À la ministre Duranceau
Mon voisin Lucien a été retrouvé mort dimanche.
Seul, dans sa cuisine des 52 dernières années, dans un modeste quatre et demie dont il était locataire et qu’il considérait comme sa maison familiale.
Le jeudi précédent, il attendait encore les enfants du quartier et son chien préféré au coin de Rosemont et de Saint-Michel pour le dernier jour d’école. Le chien lui a alors généreusement léché le visage et j’entends depuis résonner son éclat de rire, reconnaissable entre tous.
La journée était chaude, lumineuse, pleine de la frénésie des dernières fois, et Lucien était de bonne humeur, comme tous les matins.
Au fil des années passées à le voisiner, il m’a raconté ses histoires de vie, comment il avait élevé seul ses filles, travaillé fort pour subvenir aux besoins de la famille, surmonté les épreuves et dompté les vices. Il était fier de ne pas « prendre de pilules » comme il le disait, de marcher tous les jours, de ses parties de quilles et de sa recette de sauce à spaghetti.
Lucien n’habitait pas seulement le quartier depuis plus d’un demi-siècle, il lui insufflait un petit quelque chose. Il le remplissait de sa voix éraillée, de son regard taquin, de ses grandes envolées politiques sur fond d’effluves de fumée de cigarettes et, surtout, d’humanité.
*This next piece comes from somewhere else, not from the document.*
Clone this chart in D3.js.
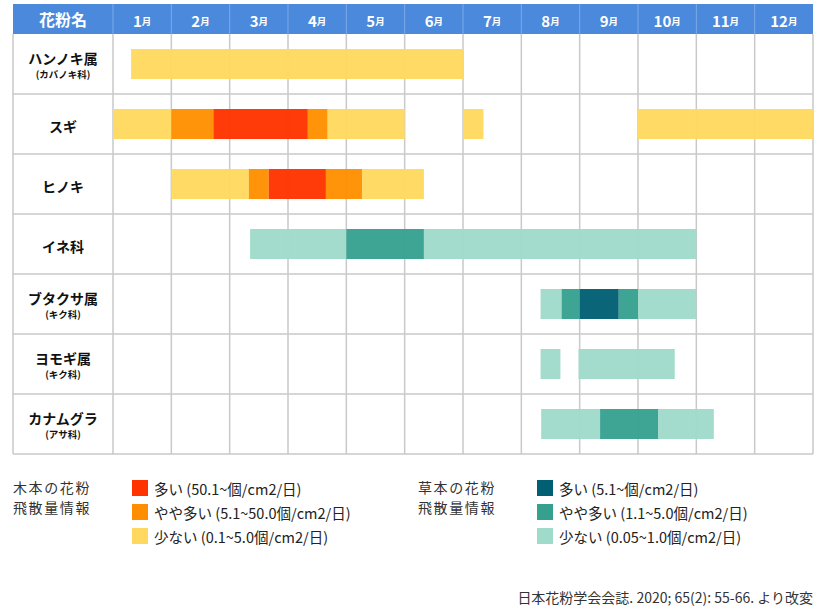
<!DOCTYPE html>
<html>
<head>
<meta charset="utf-8">
<script src="https://cdn.jsdelivr.net/npm/d3@7"></script>
<style>
  body { margin: 0; background: #fff; }
  svg { display: block; font-family: "Noto Sans CJK JP", "Noto Sans", sans-serif; }
</style>
</head>
<body>
<script>
// pollen types (rows)
const plants = ['ハンノキ属', 'スギ', 'ヒノキ', 'イネ科', 'ブタクサ属', 'ヨモギ属', 'カナムグラ'];
const families = ['(カバノキ科)', '', '', '', '(キク科)', '(キク科)', '(アサ科)'];
const months = ['1', '2', '3', '4', '5', '6', '7', '8', '9', '10', '11', '12'];

// season segments per plant: [start month, end month, level] (0 = Jan 1, 12 = Dec 31)
const seasons = [
  [[0.31, 6.0, 'low']],
  [[0, 1.0, 'low'], [1.0, 1.72, 'mid'], [1.72, 3.34, 'high'], [3.34, 3.68, 'mid'], [3.68, 5.0, 'low'],
   [6.0, 6.35, 'low'], [9.0, 12, 'low']],
  [[1.0, 2.33, 'low'], [2.33, 2.67, 'mid'], [2.67, 3.65, 'high'], [3.65, 4.27, 'mid'], [4.27, 5.33, 'low']],
  [[2.35, 4.0, 'low'], [4.0, 5.33, 'mid'], [5.33, 10.0, 'low']],
  [[7.33, 7.69, 'low'], [7.69, 8.0, 'mid'], [8.0, 8.67, 'high'], [8.67, 9.0, 'mid'], [9.0, 10.0, 'low']],
  [[7.33, 7.67, 'low'], [7.98, 9.63, 'low']],
  [[7.34, 8.35, 'low'], [8.35, 9.35, 'mid'], [9.35, 10.3, 'low']]
];
const woodyCount = 3; // first three rows are trees

const levels = ['high', 'mid', 'low'];
const woodColors = ['#ff3300', '#ff8f00', '#ffd95f'];
const herbColors = ['#005f73', '#36a08f', '#9fdbca'];
const woodLabels = ['多い (50.1~個/cm2/日)', 'やや多い (5.1~50.0個/cm2/日)', '少ない (0.1~5.0個/cm2/日)'];
const herbLabels = ['多い (5.1~個/cm2/日)', 'やや多い (1.1~5.0個/cm2/日)', '少ない (0.05~1.0個/cm2/日)'];

const width = 821, height = 612;
const left = 13, labelRight = 113, right = 813;
const headTop = 4, headBottom = 34, bodyBottom = 454;

const svg = d3.select('body').append('svg')
  .attr('width', width).attr('height', height);

const x = d3.scaleLinear().domain([0, 12]).range([labelRight, right]);
const y = d3.scaleBand().domain(d3.range(plants.length)).range([headBottom, bodyBottom]);
const woodColor = d3.scaleOrdinal(levels, woodColors);
const herbColor = d3.scaleOrdinal(levels, herbColors);

// header
svg.append('rect')
  .attr('x', left).attr('y', headTop)
  .attr('width', right - left).attr('height', headBottom - headTop)
  .attr('fill', '#4a89dc');

svg.append('g')
  .selectAll('line')
  .data(d3.range(0, 12))
  .join('line')
    .attr('x1', d => x(d)).attr('x2', d => x(d))
    .attr('y1', headTop).attr('y2', headBottom)
    .attr('stroke', '#7eaae6').attr('stroke-width', 1);

svg.append('text')
  .attr('x', (left + labelRight) / 2).attr('y', 19)
  .attr('text-anchor', 'middle').attr('dominant-baseline', 'central')
  .attr('fill', '#fff').attr('font-weight', 'bold').attr('font-size', 16)
  .text('花粉名');

const mt = svg.append('g')
  .selectAll('text')
  .data(months)
  .join('text')
    .attr('x', (d, i) => (x(i) + x(i + 1)) / 2)
    .attr('y', 20)
    .attr('text-anchor', 'middle').attr('dominant-baseline', 'central')
    .attr('fill', '#fff').attr('font-weight', 'bold');
mt.append('tspan').attr('font-size', 15).text(d => d);
mt.append('tspan').attr('font-size', 9.5).attr('dy', 1).text('月');

// grid
const grid = svg.append('g').attr('stroke', '#c9c9c9').attr('stroke-width', 1.5);
grid.selectAll('.v')
  .data(d3.range(0, 13))
  .join('line')
    .attr('x1', d => x(d)).attr('x2', d => x(d))
    .attr('y1', headBottom).attr('y2', bodyBottom);
grid.selectAll('.h')
  .data(d3.range(1, plants.length + 1))
  .join('line')
    .attr('x1', left).attr('x2', right)
    .attr('y1', d => y(0) + d * y.bandwidth()).attr('y2', d => y(0) + d * y.bandwidth());
grid.append('line')
  .attr('x1', left).attr('x2', left)
  .attr('y1', headBottom).attr('y2', bodyBottom);

// bars
const barH = 30;
const segs = seasons.flatMap((list, i) => list.map(s => ({row: i, start: s[0], end: s[1], level: s[2]})));
svg.append('g')
  .selectAll('rect')
  .data(segs)
  .join('rect')
    .attr('x', d => x(d.start))
    .attr('width', d => x(d.end) - x(d.start))
    .attr('y', d => y(d.row) + (y.bandwidth() - barH) / 2)
    .attr('height', barH)
    .attr('fill', d => d.row < woodyCount ? woodColor(d.level) : herbColor(d.level))
    .attr('fill-opacity', 0.96);

// row labels
const lab = svg.append('g')
  .selectAll('g')
  .data(plants)
  .join('g')
    .attr('transform', (d, i) => `translate(${(left + labelRight) / 2},${y(i) + y.bandwidth() / 2})`);
lab.append('text')
  .attr('y', (d, i) => families[i] ? -6 : 2)
  .attr('text-anchor', 'middle').attr('dominant-baseline', 'central')
  .attr('font-weight', 'bold').attr('font-size', 14).attr('fill', '#111')
  .text(d => d);
lab.append('text')
  .attr('y', 9.5)
  .attr('text-anchor', 'middle').attr('dominant-baseline', 'central')
  .attr('font-weight', 'bold').attr('font-size', 9.5).attr('fill', '#111')
  .text((d, i) => families[i]);

// legends
const legend = (gx, title, colors, labels) => {
  const g = svg.append('g');
  g.selectAll('.t')
    .data(title)
    .join('text')
      .attr('x', gx).attr('y', (d, i) => 487 + i * 20)
      .attr('dominant-baseline', 'central')
      .attr('font-size', 14).attr('letter-spacing', 1.6).attr('fill', '#333')
      .text(d => d);
  const item = g.selectAll('.item')
    .data(labels)
    .join('g')
      .attr('transform', (d, i) => `translate(${gx + 119},${480 + i * 24})`);
  item.append('rect')
    .attr('width', 16).attr('height', 16)
    .attr('fill', (d, i) => colors[i]);
  item.append('text')
    .attr('x', 22).attr('y', 8.5)
    .attr('dominant-baseline', 'central')
    .attr('font-size', 14.5).attr('fill', '#222')
    .text(d => d);
};
legend(13, ['木本の花粉', '飛散量情報'], woodColors, woodLabels);
legend(418, ['草本の花粉', '飛散量情報'], herbColors, herbLabels);

svg.append('text')
  .attr('x', right).attr('y', 597)
  .attr('text-anchor', 'end').attr('dominant-baseline', 'central')
  .attr('font-size', 14).attr('fill', '#333')
  .text('日本花粉学会会誌. 2020; 65(2): 55-66. より改変');
</script>
</body>
</html>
Sa mort me bouleverse et me révolte parce qu’elle est à la fois tragique et banale.
Tragique, parce que c’est devant un avis d’éviction posé sur la table que Lucien a été retrouvé mort. Et ça, ça ne s’invente pas, Madame Duranceau : son coeur a cessé de battre devant un implacable destin de lutte, ou de déracinement.
Mais elle est aussi banale parce que j’ai le sentiment que ces vies brisées n’ont aucune valeur à vos yeux, et c’est précisément ce qui me révolte.
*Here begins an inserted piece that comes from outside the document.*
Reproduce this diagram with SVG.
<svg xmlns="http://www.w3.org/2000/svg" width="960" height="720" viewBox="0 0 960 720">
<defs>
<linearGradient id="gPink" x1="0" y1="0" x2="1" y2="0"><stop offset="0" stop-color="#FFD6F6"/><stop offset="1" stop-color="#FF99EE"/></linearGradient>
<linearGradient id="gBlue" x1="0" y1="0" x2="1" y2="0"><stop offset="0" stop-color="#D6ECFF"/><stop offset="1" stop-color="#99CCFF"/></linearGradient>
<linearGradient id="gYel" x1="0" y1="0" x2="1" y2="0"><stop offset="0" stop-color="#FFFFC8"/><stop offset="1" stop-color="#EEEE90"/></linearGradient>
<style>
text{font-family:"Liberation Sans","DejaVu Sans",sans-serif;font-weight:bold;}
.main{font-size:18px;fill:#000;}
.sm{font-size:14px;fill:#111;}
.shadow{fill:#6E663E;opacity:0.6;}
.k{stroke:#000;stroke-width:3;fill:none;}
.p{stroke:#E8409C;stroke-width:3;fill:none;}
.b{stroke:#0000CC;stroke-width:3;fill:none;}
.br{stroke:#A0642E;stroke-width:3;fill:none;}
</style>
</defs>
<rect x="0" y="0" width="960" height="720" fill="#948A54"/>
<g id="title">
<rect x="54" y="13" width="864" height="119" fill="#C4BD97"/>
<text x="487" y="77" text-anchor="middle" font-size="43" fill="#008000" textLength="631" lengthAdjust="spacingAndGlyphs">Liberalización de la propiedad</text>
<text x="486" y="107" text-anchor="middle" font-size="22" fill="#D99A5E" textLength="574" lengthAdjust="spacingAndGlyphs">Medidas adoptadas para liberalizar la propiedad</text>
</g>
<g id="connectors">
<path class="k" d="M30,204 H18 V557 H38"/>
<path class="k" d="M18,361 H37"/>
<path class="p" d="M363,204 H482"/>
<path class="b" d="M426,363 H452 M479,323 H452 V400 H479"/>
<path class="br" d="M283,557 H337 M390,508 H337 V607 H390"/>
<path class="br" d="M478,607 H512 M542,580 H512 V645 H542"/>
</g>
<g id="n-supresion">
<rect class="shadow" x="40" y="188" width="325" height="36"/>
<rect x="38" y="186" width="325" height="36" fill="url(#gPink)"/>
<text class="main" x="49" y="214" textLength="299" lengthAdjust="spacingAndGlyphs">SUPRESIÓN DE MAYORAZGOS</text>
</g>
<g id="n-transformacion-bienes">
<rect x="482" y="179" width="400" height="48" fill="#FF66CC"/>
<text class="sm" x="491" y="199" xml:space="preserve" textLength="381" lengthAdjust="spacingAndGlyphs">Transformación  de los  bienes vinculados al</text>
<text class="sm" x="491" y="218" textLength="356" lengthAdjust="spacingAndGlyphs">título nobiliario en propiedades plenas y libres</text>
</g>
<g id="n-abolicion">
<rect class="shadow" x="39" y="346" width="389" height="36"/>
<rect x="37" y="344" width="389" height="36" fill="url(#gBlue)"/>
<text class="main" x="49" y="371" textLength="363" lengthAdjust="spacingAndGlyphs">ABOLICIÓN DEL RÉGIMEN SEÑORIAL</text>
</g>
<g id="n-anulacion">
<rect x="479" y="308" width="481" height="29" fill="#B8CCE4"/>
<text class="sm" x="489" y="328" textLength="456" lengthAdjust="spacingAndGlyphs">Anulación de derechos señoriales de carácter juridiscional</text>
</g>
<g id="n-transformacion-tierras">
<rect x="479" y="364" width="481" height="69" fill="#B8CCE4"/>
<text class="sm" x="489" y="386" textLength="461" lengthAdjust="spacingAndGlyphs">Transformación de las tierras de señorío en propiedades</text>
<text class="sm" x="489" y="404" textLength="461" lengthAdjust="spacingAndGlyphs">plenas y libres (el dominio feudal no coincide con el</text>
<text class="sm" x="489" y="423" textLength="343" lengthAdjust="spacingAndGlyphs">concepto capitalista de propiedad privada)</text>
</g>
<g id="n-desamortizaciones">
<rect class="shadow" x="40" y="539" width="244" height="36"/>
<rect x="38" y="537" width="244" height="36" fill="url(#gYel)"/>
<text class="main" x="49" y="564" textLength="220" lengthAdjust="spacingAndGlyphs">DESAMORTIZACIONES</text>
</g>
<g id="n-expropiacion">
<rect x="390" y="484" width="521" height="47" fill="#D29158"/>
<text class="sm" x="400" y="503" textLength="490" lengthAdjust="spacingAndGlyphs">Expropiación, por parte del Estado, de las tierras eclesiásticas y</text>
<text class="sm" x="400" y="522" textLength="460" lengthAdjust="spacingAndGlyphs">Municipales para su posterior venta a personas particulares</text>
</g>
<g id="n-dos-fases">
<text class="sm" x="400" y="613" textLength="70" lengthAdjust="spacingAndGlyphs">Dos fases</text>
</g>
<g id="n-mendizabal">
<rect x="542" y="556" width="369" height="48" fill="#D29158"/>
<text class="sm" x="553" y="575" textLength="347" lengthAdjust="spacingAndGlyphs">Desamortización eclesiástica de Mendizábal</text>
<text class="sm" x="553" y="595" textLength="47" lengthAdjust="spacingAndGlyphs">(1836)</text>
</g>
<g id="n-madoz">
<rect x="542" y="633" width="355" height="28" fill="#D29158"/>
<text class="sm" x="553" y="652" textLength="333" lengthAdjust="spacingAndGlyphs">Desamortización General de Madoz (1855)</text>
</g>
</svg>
En cette période de déménagements, je souhaitais vous faire part de cette histoire pour honorer la mémoire de cet homme, qui méritait de faire encore plein de recettes de sauce à spaghetti dans sa maison.
Il me semble, Madame la Ministre, que tant et aussi longtemps que les personnes locataires ne seront pas mieux considérées, protégées et accompagnées, l’histoire se répétera lamentablement.